Par devant, par derrière,
Tristement comm' toujours,
Fallait voir la pauvr' mère,
Et son goss' de huit jours,
Sans chichis, sans manières
Alle y a tordu l' kiki
Et dans l' trou des vatères
Alle a jeté son petit.
3. Mise au banc de la cour d'assises
Comme à c'ui de la société,
La jeun' femm' fut tendre et soumise
Un beau soir du quatorze juillet.
All' croyait entendre son gosse
Qui appelait sa maman
En entendant l' verdict atroce
Qui la condamne au bagn' pour quinze ans.
Par devant, par derrière,
Tristement comme toujours,
Alle est mort' la pauvr' mère
A Cayenne un beau jour,
Morte dans l'espérance
D'entendre son bébé
Lui chanter la romance
Du quatorze juillet.
La partition a été publiée en février 1948 dans l'Universitaire médical, journal du cercle de Médecine de l'ULB. On notera l'absence du nom de l'auteur. Manque également la première moitié du premier couplet !

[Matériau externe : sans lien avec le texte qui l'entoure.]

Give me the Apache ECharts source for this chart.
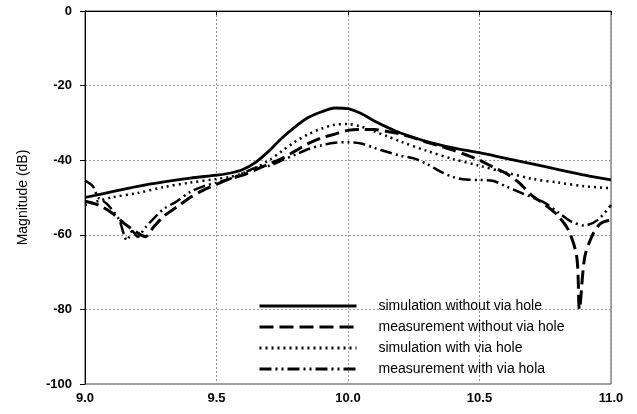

L'ancien rédacteur de cette revue, Léon Keimeul, s'est prétendu l'auteur de la chanson; il l'aurait écrite à l'occasion d'une visite, à l'ULB d'étudiants français de médecine. Rien ne confirme cette information, bien au contraire.
En effet, nous avons retrouvé cette chanson dans deux bréviaires datés de 1947: le premier, un bréviaire français, intitulé 69 chansons et le second, Tonus, un bréviaire suisse publié à Lausanne.
Une autre source, que nous n'avons pas pu vérifier, figure dans l'humour lyonnais publié en 1981 ; on peut y lire : "Les paroles de la romance du 14 juillet ont été très exactement composées le 13 juillet 1932, nous écrivait le Dr Guy Bertrand, en 1964".